_AIM_
Below are entries. Pull out all lines containing "this".

-- -- --

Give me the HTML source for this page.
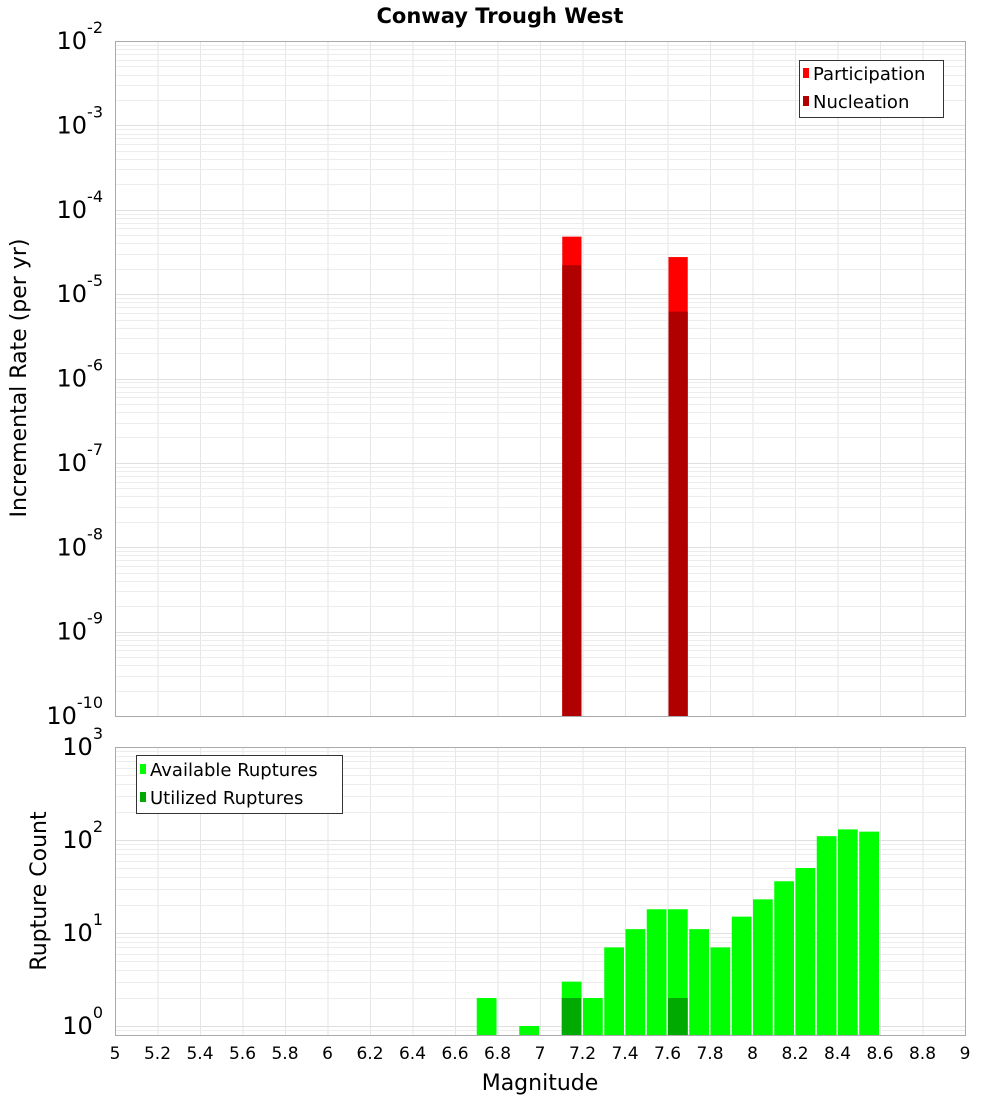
<!DOCTYPE html>
<html><head><meta charset="utf-8"><style>
html,body{margin:0;padding:0;background:#fff;}
svg{display:block;font-family:"Liberation Sans","DejaVu Sans",sans-serif;}
</style></head><body>
<svg id="chart" width="1000" height="1100" viewBox="0 0 1000 1100" xmlns="http://www.w3.org/2000/svg">
<text x="500" y="23" text-anchor="middle" font-size="21" font-weight="bold" font-family="DejaVu Sans, sans-serif">Conway Trough West</text>
<g id="top-grid"></g>
<g id="top-bars"></g>
<rect x="115.5" y="41.5" width="850" height="675" fill="none" stroke="#aaa"/>
<g id="top-yticks"></g>
<text transform="translate(26,378) rotate(-90)" text-anchor="middle" font-size="22" font-family="DejaVu Sans, sans-serif">Incremental Rate (per yr)</text>
<g>
<rect x="799.5" y="60.5" width="144" height="57" fill="#fff" stroke="#333"/>
<rect x="803" y="68" width="6" height="10" fill="#ff0000"/>
<text x="813" y="80" font-size="18" font-family="DejaVu Sans, sans-serif">Participation</text>
<rect x="803" y="96" width="6" height="10" fill="#b00000"/>
<text x="813" y="108" font-size="18" font-family="DejaVu Sans, sans-serif">Nucleation</text>
</g>
<g id="bot-grid"></g>
<g id="bot-bars"></g>
<rect x="115.5" y="747.5" width="850" height="288" fill="none" stroke="#aaa"/>
<g id="bot-yticks"></g>
<g id="xticks"></g>
<text transform="translate(46,891) rotate(-90)" text-anchor="middle" font-size="22" font-family="DejaVu Sans, sans-serif">Rupture Count</text>
<text x="540" y="1090" text-anchor="middle" font-size="22" font-family="DejaVu Sans, sans-serif">Magnitude</text>
<g>
<rect x="136.5" y="755.5" width="206" height="58" fill="#fff" stroke="#333"/>
<rect x="140" y="764" width="6" height="10" fill="#00ff00"/>
<text x="150" y="776" font-size="18" font-family="DejaVu Sans, sans-serif">Available Ruptures</text>
<rect x="140" y="792" width="6" height="10" fill="#00aa00"/>
<text x="150" y="804" font-size="18" font-family="DejaVu Sans, sans-serif">Utilized Ruptures</text>
</g>
</svg>
<script>
const rateMags = [7.15, 7.65];
const participationRates = [4.8e-5, 2.75e-5];
const nucleationRates = [2.2e-5, 6.2e-6];
const countMags = [6.75, 6.95, 7.15, 7.25, 7.35, 7.45, 7.55, 7.65, 7.75, 7.85, 7.95, 8.05, 8.15, 8.25, 8.35, 8.45, 8.55];
const availableCounts = [2, 1, 3, 2, 7, 11, 18, 18, 11, 7, 15, 23, 36, 50, 110, 130, 123];
const utilizedMags = [7.15, 7.65];
const utilizedCounts = [2, 2];
const xTickLabels = ["5","5.2","5.4","5.6","5.8","6","6.2","6.4","6.6","6.8","7","7.2","7.4","7.6","7.8","8","8.2","8.4","8.6","8.8","9"];
const topYExps = [-10,-9,-8,-7,-6,-5,-4,-3,-2];
const botYExps = [0,1,2,3];

const NS = "http://www.w3.org/2000/svg";
const X0=115, X1=965, XMIN=5, XMAX=9;
const xs = m => X0 + (m-XMIN)/(XMAX-XMIN)*(X1-X0);
const TY0=41, TY1=716;
const ty = v => TY0 + (-2 - Math.log10(v))/8*(TY1-TY0);
const BY0=747, DEC=93;
const by = v => BY0 + (3 - Math.log10(v))*DEC;
const BYB=1035;
function mk(tag, attrs, parent){const e=document.createElementNS(NS,tag);for(const k in attrs)e.setAttribute(k,attrs[k]);parent.appendChild(e);return e;}

const tg=document.getElementById('top-grid'), bg=document.getElementById('bot-grid');
// vertical grid
xTickLabels.forEach(l=>{const x=xs(parseFloat(l))+0.5;
  const a=mk('line',{x1:x,x2:x,y1:TY0,y2:TY1,stroke:'#e6e6e6'},tg);
  
  
  const b=mk('line',{x1:x,x2:x,y1:BY0,y2:BYB,stroke:'#e6e6e6'},bg);
  
  
});
// horizontal log grid
for(let e=-10;e<-2;e++){for(let k=1;k<10;k++){const y=Math.round(ty(k*Math.pow(10,e)))+0.5;
  const l=mk('line',{x1:X0,x2:X1,y1:y,y2:y,stroke:k==1?'#e0e0e0':'#ececec'},tg);
  
  }}
for(let e=-1;e<3;e++){for(let k=1;k<10;k++){const v=k*Math.pow(10,e);const y=Math.round(by(v))+0.5;if(y<BY0||y>BYB)continue;
  const l=mk('line',{x1:X0,x2:X1,y1:y,y2:y,stroke:k==1?'#e0e0e0':'#ececec'},bg);
  
  }}

const tb=document.getElementById('top-bars');
rateMags.forEach((m,i)=>{const xl=xs(m-0.05)+1, w=xs(m+0.05)-xs(m-0.05)-2;
  const p=mk('rect',{x:xl,y:ty(participationRates[i]),width:w,height:TY1-ty(participationRates[i]),fill:'#ff0000'},tb);
  
  
  const n=mk('rect',{x:xl,y:ty(nucleationRates[i]),width:w,height:TY1-ty(nucleationRates[i]),fill:'#b00000'},tb);
  
  
});
const bb=document.getElementById('bot-bars');
countMags.forEach((m,i)=>{const xl=xs(m-0.05)+0.5, w=xs(m+0.05)-xs(m-0.05)-1.5;
  const r=mk('rect',{x:xl,y:by(availableCounts[i]),width:w,height:BYB-by(availableCounts[i]),fill:'#00ff00'},bb);
  
  
});
utilizedMags.forEach((m,i)=>{const xl=xs(m-0.05)+0.5, w=xs(m+0.05)-xs(m-0.05)-1.5;
  const r=mk('rect',{x:xl,y:by(utilizedCounts[i]),width:w,height:BYB-by(utilizedCounts[i]),fill:'#00aa00'},bb);
  
  
});

function ylabel(parent,y,exp,name){const t=mk('text',{x:103,y:y+8,'text-anchor':'end','font-size':24,'font-family':'DejaVu Sans, sans-serif'},parent);
  
  
  const a=mk('tspan',{},t);a.textContent='10';
  const s=mk('tspan',{dy:-16,'font-size':16},t);s.textContent=String(exp);}
const tyk=document.getElementById('top-yticks');
topYExps.forEach(e=>ylabel(tyk,ty(Math.pow(10,e)),e,'top-y-tick-label'));
const byk=document.getElementById('bot-yticks');
botYExps.forEach(e=>ylabel(byk,by(Math.pow(10,e)),e,'bottom-y-tick-label'));
const xk=document.getElementById('xticks');
xTickLabels.forEach(l=>{const t=mk('text',{x:xs(parseFloat(l)),y:1059,'text-anchor':'middle','font-size':17,'font-family':'DejaVu Sans, sans-serif'},xk);
  
  
  t.textContent=l;});
</script>
</body></html>
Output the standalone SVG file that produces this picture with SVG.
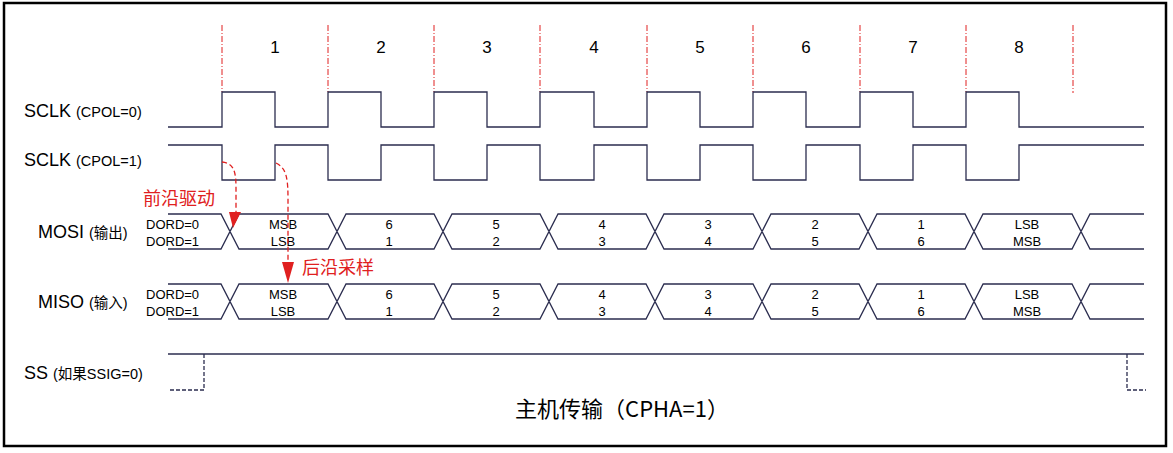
<svg xmlns="http://www.w3.org/2000/svg" width="1173" height="453" viewBox="0 0 1173 453">
<style>
.w{fill:none;stroke:#2b2d4f;stroke-width:1.3}
.g{fill:none;stroke:#e02020;stroke-width:1;stroke-dasharray:6,2,1,2}
.t{font-family:"Liberation Sans",Arial,"Noto Sans CJK SC",sans-serif;fill:#000}
.b{font-size:18px}.s{font-size:14.5px}.d{font-size:13px;text-anchor:middle}.n{font-size:17px;text-anchor:middle}
.r{font-family:"Noto Sans CJK SC",sans-serif;font-size:18px;fill:#e02020}
.ar{fill:none;stroke:#e02020;stroke-width:1.3;stroke-dasharray:5,3}
</style>
<rect x="4" y="3" width="1162" height="443" fill="#fff" stroke="#000" stroke-width="2.5"/>
<g id="grid">
<path class="g" d="M222,25V92M328,25V92M434,25V92M540,25V92M647,25V92M753,25V92M860,25V92M966,25V92M1073,25V93"/>
</g>
<g id="numbers" class="t">
<text class="n" x="275" y="53">1</text><text class="n" x="381" y="53">2</text><text class="n" x="487" y="53">3</text><text class="n" x="594" y="53">4</text><text class="n" x="700" y="53">5</text><text class="n" x="806" y="53">6</text><text class="n" x="913" y="53">7</text><text class="n" x="1019" y="53">8</text>
</g>
<g id="sclk0"><text class="t b" x="24" y="117">SCLK <tspan class="s">(CPOL=0)</tspan></text>
<path class="w" d="M168,127H222V92H275V127H328V92H381V127H434V92H487V127H540V92H594V127H647V92H700V127H753V92H806V127H860V92H913V127H966V92H1019V127H1144"/></g>
<g id="sclk1"><text class="t b" x="24" y="166">SCLK <tspan class="s">(CPOL=1)</tspan></text>
<path class="w" d="M168,145H222V180H275V145H328V180H381V145H434V180H487V145H540V180H594V145H647V180H700V145H753V180H806V145H860V180H913V145H966V180H1019V145H1144"/></g>
<g id="mosi"><text class="t b" x="38" y="238">MOSI <tspan class="s">(输出)</tspan></text>
<text class="t" font-size="13" x="146" y="229">DORD=0</text><text class="t" font-size="13" x="146" y="246">DORD=1</text>
<path class="w" d="M168,214H221L239,249H328L346,214H434L452,249H540L558,214H646L664,249H753L771,214H859L877,249H965L983,214H1072L1090,249H1144M168,249H221L239,214H328L346,249H434L452,214H540L558,249H646L664,214H753L771,249H859L877,214H965L983,249H1072L1090,214H1144"/>
<g class="t d"><text x="283" y="229">MSB</text><text x="283" y="246">LSB</text><text x="389" y="229">6</text><text x="389" y="246">1</text><text x="496" y="229">5</text><text x="496" y="246">2</text><text x="602" y="229">4</text><text x="602" y="246">3</text><text x="708" y="229">3</text><text x="708" y="246">4</text><text x="815" y="229">2</text><text x="815" y="246">5</text><text x="921" y="229">1</text><text x="921" y="246">6</text><text x="1027" y="229">LSB</text><text x="1027" y="246">MSB</text></g></g>
<g id="miso"><text class="t b" x="38" y="308">MISO <tspan class="s">(输入)</tspan></text>
<text class="t" font-size="13" x="146" y="299">DORD=0</text><text class="t" font-size="13" x="146" y="316">DORD=1</text>
<path class="w" d="M168,284H221L239,319H328L346,284H434L452,319H540L558,284H646L664,319H753L771,284H859L877,319H965L983,284H1072L1090,319H1144M168,319H221L239,284H328L346,319H434L452,284H540L558,319H646L664,284H753L771,319H859L877,284H965L983,319H1072L1090,284H1144"/>
<g class="t d"><text x="283" y="299">MSB</text><text x="283" y="316">LSB</text><text x="389" y="299">6</text><text x="389" y="316">1</text><text x="496" y="299">5</text><text x="496" y="316">2</text><text x="602" y="299">4</text><text x="602" y="316">3</text><text x="708" y="299">3</text><text x="708" y="316">4</text><text x="815" y="299">2</text><text x="815" y="316">5</text><text x="921" y="299">1</text><text x="921" y="316">6</text><text x="1027" y="299">LSB</text><text x="1027" y="316">MSB</text></g></g>
<g id="ss"><text class="t b" x="24" y="379">SS <tspan class="s">(如果SSIG=0)</tspan></text>
<path class="w" d="M168,354H1144"/>
<path class="w" stroke-dasharray="4,2" d="M204,354V390H168M1127,354V390H1146"/></g>
<g id="connectors">
<path class="ar" d="M222,162C234,163 236,172 236,188V212"/>
<path class="ar" d="M276,163C287,168 288,180 288,200V262"/>
<path d="M229,212L241,212L233,228Z" fill="#e02020"/>
<path d="M282,262L294,262L288,283Z" fill="#e02020"/>
</g>
<text class="r" x="143" y="205">前沿驱动</text>
<text class="r" x="302" y="274">后沿采样</text>
<text x="622" y="417" font-family="'Noto Sans CJK SC',sans-serif" font-size="22" text-anchor="middle">主机传输（CPHA=1）</text>
</svg>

-- -- --

_ANSWER TO THE EXERCISE_
Give me the HTML source for this page.
Output the standalone SVG file that produces this picture with SVG.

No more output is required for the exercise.